> [WHAT YOU NEED TO DO]
Give every line of the data again, unchanged, but with no pictures.

> [SUPPLIED DATA]
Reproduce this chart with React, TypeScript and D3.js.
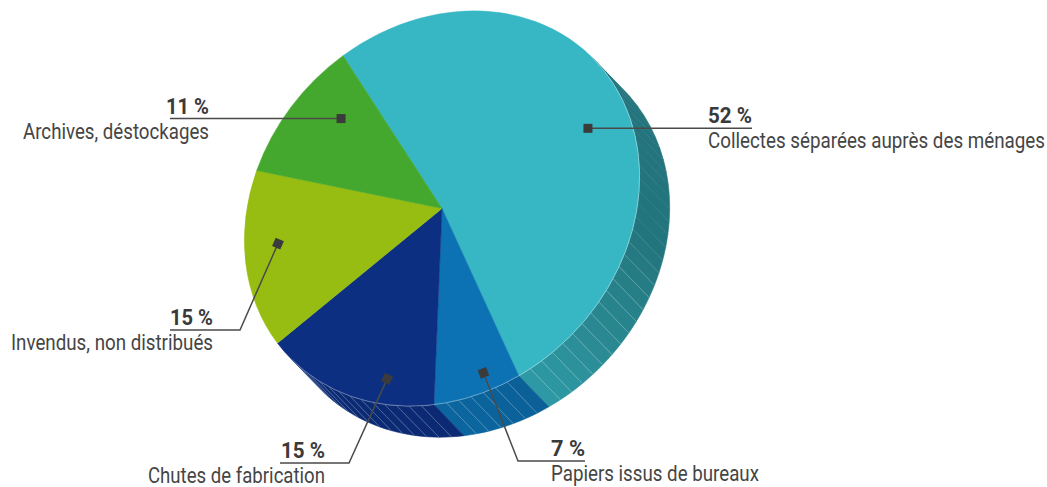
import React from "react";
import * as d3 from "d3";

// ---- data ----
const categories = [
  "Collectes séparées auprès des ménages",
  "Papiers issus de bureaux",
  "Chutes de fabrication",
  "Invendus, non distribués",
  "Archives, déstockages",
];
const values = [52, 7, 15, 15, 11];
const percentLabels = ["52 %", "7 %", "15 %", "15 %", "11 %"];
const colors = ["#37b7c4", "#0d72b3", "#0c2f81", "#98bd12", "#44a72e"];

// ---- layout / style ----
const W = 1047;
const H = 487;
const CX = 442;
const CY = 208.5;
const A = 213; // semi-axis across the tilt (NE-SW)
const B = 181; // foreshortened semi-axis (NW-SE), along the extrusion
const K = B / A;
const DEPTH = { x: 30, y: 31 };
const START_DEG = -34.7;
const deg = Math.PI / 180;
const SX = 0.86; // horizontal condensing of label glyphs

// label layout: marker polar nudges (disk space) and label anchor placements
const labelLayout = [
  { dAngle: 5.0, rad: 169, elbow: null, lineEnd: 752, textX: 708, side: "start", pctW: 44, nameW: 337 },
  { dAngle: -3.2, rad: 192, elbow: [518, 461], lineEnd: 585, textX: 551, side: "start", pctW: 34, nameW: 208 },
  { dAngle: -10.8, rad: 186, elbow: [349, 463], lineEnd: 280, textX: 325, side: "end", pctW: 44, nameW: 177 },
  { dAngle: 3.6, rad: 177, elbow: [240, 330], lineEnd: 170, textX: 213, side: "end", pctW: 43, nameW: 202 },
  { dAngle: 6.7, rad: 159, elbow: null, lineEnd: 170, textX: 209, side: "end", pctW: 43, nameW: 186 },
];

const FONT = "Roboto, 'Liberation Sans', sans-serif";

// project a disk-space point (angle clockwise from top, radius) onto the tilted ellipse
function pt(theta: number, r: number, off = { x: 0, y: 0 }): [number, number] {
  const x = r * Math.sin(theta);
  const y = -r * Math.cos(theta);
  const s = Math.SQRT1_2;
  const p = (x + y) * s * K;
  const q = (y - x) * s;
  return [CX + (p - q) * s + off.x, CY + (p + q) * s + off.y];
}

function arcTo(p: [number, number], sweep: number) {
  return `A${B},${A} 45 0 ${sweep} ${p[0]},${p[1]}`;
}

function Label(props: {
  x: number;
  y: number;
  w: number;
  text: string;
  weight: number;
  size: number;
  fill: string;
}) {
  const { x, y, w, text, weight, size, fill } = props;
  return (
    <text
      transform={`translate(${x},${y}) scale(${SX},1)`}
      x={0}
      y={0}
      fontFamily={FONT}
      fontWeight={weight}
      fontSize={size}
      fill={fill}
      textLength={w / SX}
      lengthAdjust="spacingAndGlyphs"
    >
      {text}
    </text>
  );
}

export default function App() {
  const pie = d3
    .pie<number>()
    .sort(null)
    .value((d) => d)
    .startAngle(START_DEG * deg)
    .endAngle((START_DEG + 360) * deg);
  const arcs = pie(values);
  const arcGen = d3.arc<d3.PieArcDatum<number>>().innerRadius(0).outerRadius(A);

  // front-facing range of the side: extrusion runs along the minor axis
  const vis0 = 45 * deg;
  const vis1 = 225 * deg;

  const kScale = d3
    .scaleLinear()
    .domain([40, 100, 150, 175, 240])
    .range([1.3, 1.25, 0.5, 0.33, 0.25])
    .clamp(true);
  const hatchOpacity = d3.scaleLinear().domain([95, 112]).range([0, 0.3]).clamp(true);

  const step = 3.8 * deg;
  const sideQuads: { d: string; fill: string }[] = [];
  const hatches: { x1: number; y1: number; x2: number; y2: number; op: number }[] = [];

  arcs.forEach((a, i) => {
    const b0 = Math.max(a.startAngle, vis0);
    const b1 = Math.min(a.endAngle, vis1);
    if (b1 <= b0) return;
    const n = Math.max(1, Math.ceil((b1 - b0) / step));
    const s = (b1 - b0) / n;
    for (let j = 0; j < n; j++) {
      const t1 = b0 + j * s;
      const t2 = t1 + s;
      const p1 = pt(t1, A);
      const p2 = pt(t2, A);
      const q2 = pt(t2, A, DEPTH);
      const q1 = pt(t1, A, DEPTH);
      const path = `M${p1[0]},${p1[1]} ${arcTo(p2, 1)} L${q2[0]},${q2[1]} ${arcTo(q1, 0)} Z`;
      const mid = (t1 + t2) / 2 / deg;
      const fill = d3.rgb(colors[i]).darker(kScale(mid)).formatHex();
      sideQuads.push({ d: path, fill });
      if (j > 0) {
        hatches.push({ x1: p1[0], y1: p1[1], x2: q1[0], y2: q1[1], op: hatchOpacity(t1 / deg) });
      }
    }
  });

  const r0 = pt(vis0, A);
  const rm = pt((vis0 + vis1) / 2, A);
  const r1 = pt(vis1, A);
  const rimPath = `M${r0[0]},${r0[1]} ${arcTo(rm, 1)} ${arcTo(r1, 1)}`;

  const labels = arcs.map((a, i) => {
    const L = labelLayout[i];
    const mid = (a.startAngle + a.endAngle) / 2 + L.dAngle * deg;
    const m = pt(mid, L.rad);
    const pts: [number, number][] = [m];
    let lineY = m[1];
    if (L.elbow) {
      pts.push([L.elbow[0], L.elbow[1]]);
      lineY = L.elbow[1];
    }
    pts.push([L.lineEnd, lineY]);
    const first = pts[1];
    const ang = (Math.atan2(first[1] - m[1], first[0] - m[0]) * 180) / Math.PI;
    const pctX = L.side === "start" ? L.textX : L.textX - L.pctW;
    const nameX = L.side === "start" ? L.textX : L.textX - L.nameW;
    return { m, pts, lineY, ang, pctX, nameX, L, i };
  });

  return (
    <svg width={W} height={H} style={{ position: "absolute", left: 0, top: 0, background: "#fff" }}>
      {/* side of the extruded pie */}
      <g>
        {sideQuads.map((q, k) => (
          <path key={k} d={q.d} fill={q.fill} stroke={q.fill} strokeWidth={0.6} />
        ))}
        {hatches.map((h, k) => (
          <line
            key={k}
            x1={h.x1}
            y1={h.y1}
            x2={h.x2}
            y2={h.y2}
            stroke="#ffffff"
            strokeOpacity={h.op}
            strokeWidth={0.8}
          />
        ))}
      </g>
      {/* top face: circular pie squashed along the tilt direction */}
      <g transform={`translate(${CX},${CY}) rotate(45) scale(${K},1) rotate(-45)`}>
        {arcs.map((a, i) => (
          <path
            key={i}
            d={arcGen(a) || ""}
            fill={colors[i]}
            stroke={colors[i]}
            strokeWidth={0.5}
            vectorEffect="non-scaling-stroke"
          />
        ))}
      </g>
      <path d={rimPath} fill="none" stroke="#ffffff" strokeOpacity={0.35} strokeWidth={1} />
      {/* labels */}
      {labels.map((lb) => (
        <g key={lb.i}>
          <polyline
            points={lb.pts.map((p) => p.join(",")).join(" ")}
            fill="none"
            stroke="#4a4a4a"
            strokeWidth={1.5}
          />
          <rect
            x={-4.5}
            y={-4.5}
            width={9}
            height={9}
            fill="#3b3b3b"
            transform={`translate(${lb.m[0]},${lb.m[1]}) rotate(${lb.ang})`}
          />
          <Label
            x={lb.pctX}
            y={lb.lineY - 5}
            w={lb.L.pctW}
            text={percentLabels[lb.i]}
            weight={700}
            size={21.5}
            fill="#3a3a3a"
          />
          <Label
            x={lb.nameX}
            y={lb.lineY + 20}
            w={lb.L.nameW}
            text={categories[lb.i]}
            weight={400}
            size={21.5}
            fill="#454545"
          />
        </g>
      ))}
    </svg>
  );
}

> [COMPLETED EXERCISE]
Reproduce this chart with React, TypeScript and D3.js.
import React from "react";
import * as d3 from "d3";

// ---- data ----
const categories = [
  "Collectes séparées auprès des ménages",
  "Papiers issus de bureaux",
  "Chutes de fabrication",
  "Invendus, non distribués",
  "Archives, déstockages",
];
const values = [52, 7, 15, 15, 11];
const percentLabels = ["52 %", "7 %", "15 %", "15 %", "11 %"];
const colors = ["#37b7c4", "#0d72b3", "#0c2f81", "#98bd12", "#44a72e"];

// ---- layout / style ----
const W = 1047;
const H = 487;
const CX = 442;
const CY = 208.5;
const A = 213; // semi-axis across the tilt (NE-SW)
const B = 181; // foreshortened semi-axis (NW-SE), along the extrusion
const K = B / A;
const DEPTH = { x: 30, y: 31 };
const START_DEG = -34.7;
const deg = Math.PI / 180;
const SX = 0.86; // horizontal condensing of label glyphs

// label layout: marker polar nudges (disk space) and label anchor placements
const labelLayout = [
  { dAngle: 5.0, rad: 169, elbow: null, lineEnd: 752, textX: 708, side: "start", pctW: 44, nameW: 337 },
  { dAngle: -3.2, rad: 192, elbow: [518, 461], lineEnd: 585, textX: 551, side: "start", pctW: 34, nameW: 208 },
  { dAngle: -10.8, rad: 186, elbow: [349, 463], lineEnd: 280, textX: 325, side: "end", pctW: 44, nameW: 177 },
  { dAngle: 3.6, rad: 177, elbow: [240, 330], lineEnd: 170, textX: 213, side: "end", pctW: 43, nameW: 202 },
  { dAngle: 6.7, rad: 159, elbow: null, lineEnd: 170, textX: 209, side: "end", pctW: 43, nameW: 186 },
];

const FONT = "Roboto, 'Liberation Sans', sans-serif";

// project a disk-space point (angle clockwise from top, radius) onto the tilted ellipse
function pt(theta: number, r: number, off = { x: 0, y: 0 }): [number, number] {
  const x = r * Math.sin(theta);
  const y = -r * Math.cos(theta);
  const s = Math.SQRT1_2;
  const p = (x + y) * s * K;
  const q = (y - x) * s;
  return [CX + (p - q) * s + off.x, CY + (p + q) * s + off.y];
}

function arcTo(p: [number, number], sweep: number) {
  return `A${B},${A} 45 0 ${sweep} ${p[0]},${p[1]}`;
}

function Label(props: {
  x: number;
  y: number;
  w: number;
  text: string;
  weight: number;
  size: number;
  fill: string;
}) {
  const { x, y, w, text, weight, size, fill } = props;
  return (
    <text
      transform={`translate(${x},${y}) scale(${SX},1)`}
      x={0}
      y={0}
      fontFamily={FONT}
      fontWeight={weight}
      fontSize={size}
      fill={fill}
      textLength={w / SX}
      lengthAdjust="spacingAndGlyphs"
    >
      {text}
    </text>
  );
}

export default function App() {
  const pie = d3
    .pie<number>()
    .sort(null)
    .value((d) => d)
    .startAngle(START_DEG * deg)
    .endAngle((START_DEG + 360) * deg);
  const arcs = pie(values);
  const arcGen = d3.arc<d3.PieArcDatum<number>>().innerRadius(0).outerRadius(A);

  // front-facing range of the side: extrusion runs along the minor axis
  const vis0 = 45 * deg;
  const vis1 = 225 * deg;

  const kScale = d3
    .scaleLinear()
    .domain([40, 100, 150, 175, 240])
    .range([1.3, 1.25, 0.5, 0.33, 0.25])
    .clamp(true);
  const hatchOpacity = d3.scaleLinear().domain([95, 112]).range([0, 0.3]).clamp(true);

  const step = 3.8 * deg;
  const sideQuads: { d: string; fill: string }[] = [];
  const hatches: { x1: number; y1: number; x2: number; y2: number; op: number }[] = [];

  arcs.forEach((a, i) => {
    const b0 = Math.max(a.startAngle, vis0);
    const b1 = Math.min(a.endAngle, vis1);
    if (b1 <= b0) return;
    const n = Math.max(1, Math.ceil((b1 - b0) / step));
    const s = (b1 - b0) / n;
    for (let j = 0; j < n; j++) {
      const t1 = b0 + j * s;
      const t2 = t1 + s;
      const p1 = pt(t1, A);
      const p2 = pt(t2, A);
      const q2 = pt(t2, A, DEPTH);
      const q1 = pt(t1, A, DEPTH);
      const path = `M${p1[0]},${p1[1]} ${arcTo(p2, 1)} L${q2[0]},${q2[1]} ${arcTo(q1, 0)} Z`;
      const mid = (t1 + t2) / 2 / deg;
      const fill = d3.rgb(colors[i]).darker(kScale(mid)).formatHex();
      sideQuads.push({ d: path, fill });
      if (j > 0) {
        hatches.push({ x1: p1[0], y1: p1[1], x2: q1[0], y2: q1[1], op: hatchOpacity(t1 / deg) });
      }
    }
  });

  const r0 = pt(vis0, A);
  const rm = pt((vis0 + vis1) / 2, A);
  const r1 = pt(vis1, A);
  const rimPath = `M${r0[0]},${r0[1]} ${arcTo(rm, 1)} ${arcTo(r1, 1)}`;

  const labels = arcs.map((a, i) => {
    const L = labelLayout[i];
    const mid = (a.startAngle + a.endAngle) / 2 + L.dAngle * deg;
    const m = pt(mid, L.rad);
    const pts: [number, number][] = [m];
    let lineY = m[1];
    if (L.elbow) {
      pts.push([L.elbow[0], L.elbow[1]]);
      lineY = L.elbow[1];
    }
    pts.push([L.lineEnd, lineY]);
    const first = pts[1];
    const ang = (Math.atan2(first[1] - m[1], first[0] - m[0]) * 180) / Math.PI;
    const pctX = L.side === "start" ? L.textX : L.textX - L.pctW;
    const nameX = L.side === "start" ? L.textX : L.textX - L.nameW;
    return { m, pts, lineY, ang, pctX, nameX, L, i };
  });

  return (
    <svg width={W} height={H} style={{ position: "absolute", left: 0, top: 0, background: "#fff" }}>
      {/* side of the extruded pie */}
      <g>
        {sideQuads.map((q, k) => (
          <path key={k} d={q.d} fill={q.fill} stroke={q.fill} strokeWidth={0.6} />
        ))}
        {hatches.map((h, k) => (
          <line
            key={k}
            x1={h.x1}
            y1={h.y1}
            x2={h.x2}
            y2={h.y2}
            stroke="#ffffff"
            strokeOpacity={h.op}
            strokeWidth={0.8}
          />
        ))}
      </g>
      {/* top face: circular pie squashed along the tilt direction */}
      <g transform={`translate(${CX},${CY}) rotate(45) scale(${K},1) rotate(-45)`}>
        {arcs.map((a, i) => (
          <path
            key={i}
            d={arcGen(a) || ""}
            fill={colors[i]}
            stroke={colors[i]}
            strokeWidth={0.5}
            vectorEffect="non-scaling-stroke"
          />
        ))}
      </g>
      <path d={rimPath} fill="none" stroke="#ffffff" strokeOpacity={0.35} strokeWidth={1} />
      {/* labels */}
      {labels.map((lb) => (
        <g key={lb.i}>
          <polyline
            points={lb.pts.map((p) => p.join(",")).join(" ")}
            fill="none"
            stroke="#4a4a4a"
            strokeWidth={1.5}
          />
          <rect
            x={-4.5}
            y={-4.5}
            width={9}
            height={9}
            fill="#3b3b3b"
            transform={`translate(${lb.m[0]},${lb.m[1]}) rotate(${lb.ang})`}
          />
          <Label
            x={lb.pctX}
            y={lb.lineY - 5}
            w={lb.L.pctW}
            text={percentLabels[lb.i]}
            weight={700}
            size={21.5}
            fill="#3a3a3a"
          />
          <Label
            x={lb.nameX}
            y={lb.lineY + 20}
            w={lb.L.nameW}
            text={categories[lb.i]}
            weight={400}
            size={21.5}
            fill="#454545"
          />
        </g>
      ))}
    </svg>
  );
}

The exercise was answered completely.